Let's look at Park Aerospace (NYSE: PKE) again. The stock has a $310 million market cap and generally trades between 50,000 and 100,00 shares daily. It's a relatively inactive stock.

The iShares Core S&P Small-Cap ETF, the largest S&P 600 ETF, owns about 1.5 million shares of Park Aerospace, which alone is 10 days of the entire stock’s 20-day average trading volume. 

And the kicker here is that ETF managers typically rebalance much quicker than your standard active fund manager. Their goal is to track the underlying ETF, and the quicker they rebalance, the more accurate their tracking is.

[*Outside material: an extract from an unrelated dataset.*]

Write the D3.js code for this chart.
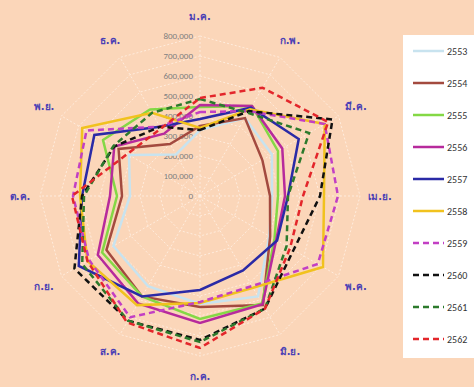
<!DOCTYPE html>
<html>
<head>
<meta charset="utf-8">
<script src="https://cdn.jsdelivr.net/npm/d3@7"></script>
<style>
  html, body { margin: 0; padding: 0; background: #fbd6b9; }
  svg { display: block; }
</style>
</head>
<body>
<svg id="chart" width="474" height="387"></svg>
<script>
// Month categories (Thai abbreviations)
const months = ["ม.ค.", "ก.พ.", "มี.ค.", "เม.ย.", "พ.ค.", "มิ.ย.", "ก.ค.", "ส.ค.", "ก.ย.", "ต.ค.", "พ.ย.", "ธ.ค."];

// Radial tick values
const ticks = [0, 100000, 200000, 300000, 400000, 500000, 600000, 700000, 800000];

// Monthly values per year
const y2553 = [330000, 450000, 415000, 360000, 400000, 580000, 540000, 520000, 500000, 350000, 410000, 240000];
const y2554 = [350000, 450000, 360000, 350000, 405000, 630000, 555000, 580000, 540000, 390000, 470000, 300000];
const y2555 = [445000, 520000, 450000, 390000, 430000, 620000, 615000, 580000, 565000, 415000, 560000, 500000];
const y2556 = [455000, 520000, 475000, 425000, 440000, 625000, 635000, 620000, 590000, 450000, 495000, 360000];
const y2557 = [385000, 510000, 570000, 440000, 445000, 430000, 470000, 580000, 700000, 590000, 610000, 400000];
const y2558 = [340000, 500000, 720000, 620000, 710000, 530000, 535000, 630000, 650000, 600000, 680000, 480000];
const y2559 = [420000, 490000, 720000, 690000, 680000, 520000, 530000, 700000, 640000, 635000, 655000, 400000];
const y2560 = [330000, 490000, 765000, 600000, 540000, 650000, 720000, 720000, 725000, 590000, 495000, 400000];
const y2561 = [485000, 480000, 630000, 440000, 500000, 650000, 730000, 720000, 680000, 580000, 500000, 480000];
const y2562 = [490000, 625000, 740000, 515000, 520000, 650000, 760000, 730000, 650000, 640000, 420000, 390000];

const years = ["2553", "2554", "2555", "2556", "2557", "2558", "2559", "2560", "2561", "2562"];
const colors = ["#c8e3ef", "#a34a3f", "#84d845", "#b72a9c", "#2a2aa6", "#f1c21e", "#c23fc4", "#111111", "#2c7a2c", "#e3262b"];
const dashed = [false, false, false, false, false, false, true, true, true, true];

const seriesValues = [y2553, y2554, y2555, y2556, y2557, y2558, y2559, y2560, y2561, y2562];
const series = years.map((year, i) => ({ year, values: seriesValues[i], color: colors[i], dashed: dashed[i] }));

const svg = d3.select("#chart");
const cx = 200, cy = 196;

const r = d3.scaleLinear().domain([0, 800000]).range([0, 160]);
const angle = d3.scaleLinear().domain([0, months.length]).range([0, 2 * Math.PI]);

const g = svg.append("g").attr("transform", `translate(${cx},${cy})`);

// Concentric polygon gridlines
const gridLine = d3.lineRadial()
  .angle((d, i) => angle(i))
  .radius(d => r(d))
  .curve(d3.curveLinearClosed);

ticks.slice(1).forEach(t => {
  g.append("path")
    .attr("d", gridLine(months.map(() => t)))
    .attr("fill", "none")
    .attr("stroke", "#fff1e6")
    .attr("stroke-width", 0.8)
    .attr("stroke-dasharray", "2,2");
});

// Spokes
months.forEach((m, i) => {
  const a = angle(i);
  g.append("line")
    .attr("x1", 0).attr("y1", 0)
    .attr("x2", Math.sin(a) * r(800000))
    .attr("y2", -Math.cos(a) * r(800000))
    .attr("stroke", "#fff1e6")
    .attr("stroke-width", 0.8)
    .attr("stroke-dasharray", "2,2");
});

// Tick labels along the top spoke
g.selectAll("text.tick")
  .data(ticks)
  .join("text")
  .attr("class", "tick")
  .attr("x", -7)
  .attr("y", d => -r(d))
  .attr("dy", "0.35em")
  .attr("text-anchor", "end")
  .attr("font-family", "Calibri, Carlito, 'Liberation Sans', Arial, sans-serif")
  .attr("font-size", 9)
  .attr("fill", "#7f7f7f")
  .text(d => d3.format(",")(d));

// Series lines
const line = d3.lineRadial()
  .angle((d, i) => angle(i))
  .radius(d => r(d))
  .curve(d3.curveLinearClosed);

g.selectAll("path.series")
  .data(series)
  .join("path")
  .attr("class", "series")
  .attr("d", d => line(d.values))
  .attr("fill", "none")
  .attr("stroke", d => d.color)
  .attr("stroke-width", 2.5)
  .attr("stroke-linejoin", "miter")
  .attr("stroke-dasharray", d => d.dashed ? "6,4" : null);

// Month labels around the outside
g.selectAll("text.month")
  .data(months)
  .join("text")
  .attr("class", "month")
  .attr("x", (d, i) => Math.sin(angle(i)) * 180)
  .attr("y", (d, i) => -Math.cos(angle(i)) * 180)
  .attr("dy", "0.35em")
  .attr("text-anchor", "middle")
  .attr("font-family", "Tahoma, 'DejaVu Sans', sans-serif")
  .attr("font-weight", "bold")
  .attr("font-size", 10)
  .attr("fill", "#4b3fb5")
  .text(d => d);

// Legend
const legend = svg.append("g");
legend.append("rect")
  .attr("x", 403).attr("y", 35)
  .attr("width", 80).attr("height", 323)
  .attr("fill", "#ffffff");

const ly = d3.scaleLinear().domain([0, years.length - 1]).range([51, 339]);
const items = legend.selectAll("g.item")
  .data(series)
  .join("g")
  .attr("class", "item")
  .attr("transform", (d, i) => `translate(0,${ly(i)})`);

items.append("line")
  .attr("x1", 413).attr("x2", 444)
  .attr("y1", 0).attr("y2", 0)
  .attr("stroke", d => d.color)
  .attr("stroke-width", 2.5)
  .attr("stroke-dasharray", d => d.dashed ? "6,4" : null);

items.append("text")
  .attr("x", 447)
  .attr("y", 0)
  .attr("dy", "0.35em")
  .attr("font-family", "Calibri, Carlito, 'Liberation Sans', Arial, sans-serif")
  .attr("font-size", 10)
  .attr("fill", "#333333")
  .text(d => d.year);
</script>
</body>
</html>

And as a result, the buying and selling pressure can be immense.

But if you read S&P’s press release, you'll notice that these effects don't occur until March 20. So what gives? It's traders discounting the future selling.

The Rise of Passive Investing

The remarkable rise of passive investing to the detriment of active fund managers is one of the most significant trends in finance over the last decade.

Each year, more and more capital is invested agnostically into index funds. An investment in a  passive investment fund like an S&P 500 ETF has no regard for the valuation, business quality, or management teams of any individual stock in the index. As this effect gets more pronounced, it raises questions about how a market dominated by passive momentum-style investing can discern between good and bad companies.

Mike Green, formerly of volatility hedge fund Logica Capital, got to the heart of the phenomenon in a 2020 paper when he said, “these are not passive investors - they are mindless systematic active investors with zero interest in the fundamentals of the securities they purchase.”

Bottom Line

Investors might recall the wild rise in Tesla (NASDAQ: TSLA) stock in late 2020 when it was set to join the S&P 500 index. While Tesla was a theatrical case, the game of index deletions and additions constantly occurs in the small and mid-cap world.

Because small and mid-caps tend to be illiquid, a deletion or addition from an index can have striking ramifications. As the investing world continues to shift to passive investing, this is an underappreciated factor to small-cap stock ownership.